- [Problem] Exclude the pictures, then repeat the remaining data exactly.

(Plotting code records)
::::
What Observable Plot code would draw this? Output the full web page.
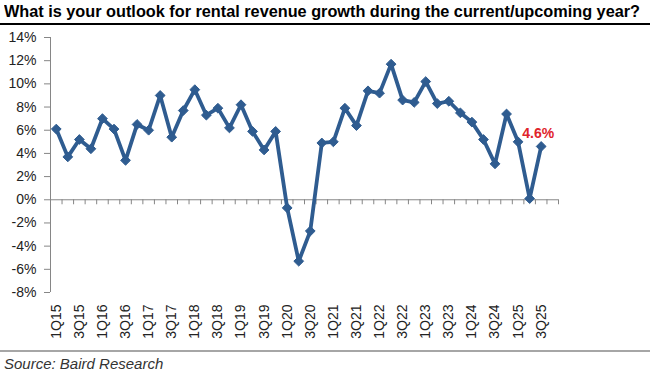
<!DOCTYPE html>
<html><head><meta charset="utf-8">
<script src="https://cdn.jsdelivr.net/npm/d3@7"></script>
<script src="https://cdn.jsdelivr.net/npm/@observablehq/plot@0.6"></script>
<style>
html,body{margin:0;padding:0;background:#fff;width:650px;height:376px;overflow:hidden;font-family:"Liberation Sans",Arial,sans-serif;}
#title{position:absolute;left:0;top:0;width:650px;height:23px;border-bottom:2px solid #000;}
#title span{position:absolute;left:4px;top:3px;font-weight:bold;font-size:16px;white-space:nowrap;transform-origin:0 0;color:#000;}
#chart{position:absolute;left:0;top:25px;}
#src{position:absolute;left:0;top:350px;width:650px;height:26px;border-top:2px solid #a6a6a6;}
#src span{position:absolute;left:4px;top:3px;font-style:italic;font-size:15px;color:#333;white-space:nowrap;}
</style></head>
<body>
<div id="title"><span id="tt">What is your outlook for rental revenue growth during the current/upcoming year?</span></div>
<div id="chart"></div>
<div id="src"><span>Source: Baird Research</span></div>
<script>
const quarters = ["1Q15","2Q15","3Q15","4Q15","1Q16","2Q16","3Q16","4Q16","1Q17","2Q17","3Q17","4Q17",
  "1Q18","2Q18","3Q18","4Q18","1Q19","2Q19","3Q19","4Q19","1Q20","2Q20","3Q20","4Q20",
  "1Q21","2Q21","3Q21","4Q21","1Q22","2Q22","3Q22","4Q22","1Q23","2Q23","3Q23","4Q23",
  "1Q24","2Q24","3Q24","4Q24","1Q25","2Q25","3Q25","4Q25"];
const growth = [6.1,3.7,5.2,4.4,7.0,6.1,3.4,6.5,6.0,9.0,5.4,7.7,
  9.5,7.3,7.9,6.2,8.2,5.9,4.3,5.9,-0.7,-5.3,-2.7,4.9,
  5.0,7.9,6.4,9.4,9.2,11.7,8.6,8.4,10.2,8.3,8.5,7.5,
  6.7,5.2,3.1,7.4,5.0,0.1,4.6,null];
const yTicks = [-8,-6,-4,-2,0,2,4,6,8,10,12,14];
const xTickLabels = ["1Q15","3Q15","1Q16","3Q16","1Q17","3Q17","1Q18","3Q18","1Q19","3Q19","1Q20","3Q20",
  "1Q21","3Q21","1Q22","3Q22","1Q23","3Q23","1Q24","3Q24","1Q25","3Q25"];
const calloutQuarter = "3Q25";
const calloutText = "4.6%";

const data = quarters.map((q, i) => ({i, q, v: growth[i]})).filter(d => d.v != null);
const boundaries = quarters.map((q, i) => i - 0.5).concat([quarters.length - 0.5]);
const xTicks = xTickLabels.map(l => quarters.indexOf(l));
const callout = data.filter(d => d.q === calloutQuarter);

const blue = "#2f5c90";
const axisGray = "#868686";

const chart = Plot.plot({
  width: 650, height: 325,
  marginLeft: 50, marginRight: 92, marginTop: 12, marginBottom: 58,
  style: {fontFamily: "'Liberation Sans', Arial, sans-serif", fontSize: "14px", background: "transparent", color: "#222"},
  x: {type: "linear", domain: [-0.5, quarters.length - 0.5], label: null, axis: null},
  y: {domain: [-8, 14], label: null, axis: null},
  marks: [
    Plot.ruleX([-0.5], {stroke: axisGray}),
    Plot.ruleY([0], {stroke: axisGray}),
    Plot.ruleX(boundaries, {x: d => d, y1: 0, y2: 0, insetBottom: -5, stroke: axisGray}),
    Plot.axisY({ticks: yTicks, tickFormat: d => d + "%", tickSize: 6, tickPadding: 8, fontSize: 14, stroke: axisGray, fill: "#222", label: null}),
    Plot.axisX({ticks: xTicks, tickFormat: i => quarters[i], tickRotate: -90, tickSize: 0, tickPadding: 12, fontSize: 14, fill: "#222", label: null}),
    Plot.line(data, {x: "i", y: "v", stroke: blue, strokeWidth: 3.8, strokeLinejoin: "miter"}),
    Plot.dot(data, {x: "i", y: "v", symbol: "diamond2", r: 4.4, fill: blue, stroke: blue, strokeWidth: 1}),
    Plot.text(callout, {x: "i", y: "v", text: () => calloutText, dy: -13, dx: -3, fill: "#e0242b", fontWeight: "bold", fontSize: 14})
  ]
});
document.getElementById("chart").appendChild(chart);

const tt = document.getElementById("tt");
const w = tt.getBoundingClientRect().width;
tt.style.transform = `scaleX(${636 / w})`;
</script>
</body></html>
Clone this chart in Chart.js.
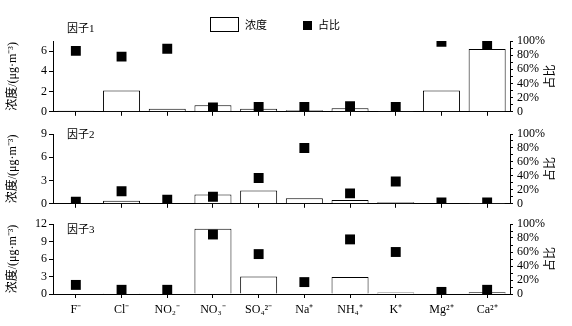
::::
- [Complete answer]
What Observable Plot code would draw this? Output the full web page.
<!DOCTYPE html>
<html><head><meta charset="utf-8">
<script src="https://cdn.jsdelivr.net/npm/d3@7"></script>
<script src="https://cdn.jsdelivr.net/npm/@observablehq/plot@0.6"></script>
<style>
html,body{margin:0;padding:0;background:#fff;width:650px;height:376px;overflow:hidden;font-family:"Liberation Sans",Arial,sans-serif;}
#title{position:absolute;left:0;top:0;width:650px;height:23px;border-bottom:2px solid #000;}
#title span{position:absolute;left:4px;top:3px;font-weight:bold;font-size:16px;white-space:nowrap;transform-origin:0 0;color:#000;}
#chart{position:absolute;left:0;top:25px;}
#src{position:absolute;left:0;top:350px;width:650px;height:26px;border-top:2px solid #a6a6a6;}
#src span{position:absolute;left:4px;top:3px;font-style:italic;font-size:15px;color:#333;white-space:nowrap;}
</style></head>
<body>
<div id="title"><span id="tt">What is your outlook for rental revenue growth during the current/upcoming year?</span></div>
<div id="chart"></div>
<div id="src"><span>Source: Baird Research</span></div>
<script>
const quarters = ["1Q15","2Q15","3Q15","4Q15","1Q16","2Q16","3Q16","4Q16","1Q17","2Q17","3Q17","4Q17",
  "1Q18","2Q18","3Q18","4Q18","1Q19","2Q19","3Q19","4Q19","1Q20","2Q20","3Q20","4Q20",
  "1Q21","2Q21","3Q21","4Q21","1Q22","2Q22","3Q22","4Q22","1Q23","2Q23","3Q23","4Q23",
  "1Q24","2Q24","3Q24","4Q24","1Q25","2Q25","3Q25","4Q25"];
const growth = [6.1,3.7,5.2,4.4,7.0,6.1,3.4,6.5,6.0,9.0,5.4,7.7,
  9.5,7.3,7.9,6.2,8.2,5.9,4.3,5.9,-0.7,-5.3,-2.7,4.9,
  5.0,7.9,6.4,9.4,9.2,11.7,8.6,8.4,10.2,8.3,8.5,7.5,
  6.7,5.2,3.1,7.4,5.0,0.1,4.6,null];
const yTicks = [-8,-6,-4,-2,0,2,4,6,8,10,12,14];
const xTickLabels = ["1Q15","3Q15","1Q16","3Q16","1Q17","3Q17","1Q18","3Q18","1Q19","3Q19","1Q20","3Q20",
  "1Q21","3Q21","1Q22","3Q22","1Q23","3Q23","1Q24","3Q24","1Q25","3Q25"];
const calloutQuarter = "3Q25";
const calloutText = "4.6%";

const data = quarters.map((q, i) => ({i, q, v: growth[i]})).filter(d => d.v != null);
const boundaries = quarters.map((q, i) => i - 0.5).concat([quarters.length - 0.5]);
const xTicks = xTickLabels.map(l => quarters.indexOf(l));
const callout = data.filter(d => d.q === calloutQuarter);

const blue = "#2f5c90";
const axisGray = "#868686";

const chart = Plot.plot({
  width: 650, height: 325,
  marginLeft: 50, marginRight: 92, marginTop: 12, marginBottom: 58,
  style: {fontFamily: "'Liberation Sans', Arial, sans-serif", fontSize: "14px", background: "transparent", color: "#222"},
  x: {type: "linear", domain: [-0.5, quarters.length - 0.5], label: null, axis: null},
  y: {domain: [-8, 14], label: null, axis: null},
  marks: [
    Plot.ruleX([-0.5], {stroke: axisGray}),
    Plot.ruleY([0], {stroke: axisGray}),
    Plot.ruleX(boundaries, {x: d => d, y1: 0, y2: 0, insetBottom: -5, stroke: axisGray}),
    Plot.axisY({ticks: yTicks, tickFormat: d => d + "%", tickSize: 6, tickPadding: 8, fontSize: 14, stroke: axisGray, fill: "#222", label: null}),
    Plot.axisX({ticks: xTicks, tickFormat: i => quarters[i], tickRotate: -90, tickSize: 0, tickPadding: 12, fontSize: 14, fill: "#222", label: null}),
    Plot.line(data, {x: "i", y: "v", stroke: blue, strokeWidth: 3.8, strokeLinejoin: "miter"}),
    Plot.dot(data, {x: "i", y: "v", symbol: "diamond2", r: 4.4, fill: blue, stroke: blue, strokeWidth: 1}),
    Plot.text(callout, {x: "i", y: "v", text: () => calloutText, dy: -13, dx: -3, fill: "#e0242b", fontWeight: "bold", fontSize: 14})
  ]
});
document.getElementById("chart").appendChild(chart);

const tt = document.getElementById("tt");
const w = tt.getBoundingClientRect().width;
tt.style.transform = `scaleX(${636 / w})`;
</script>
</body></html>
Clone this chart in Chart.js.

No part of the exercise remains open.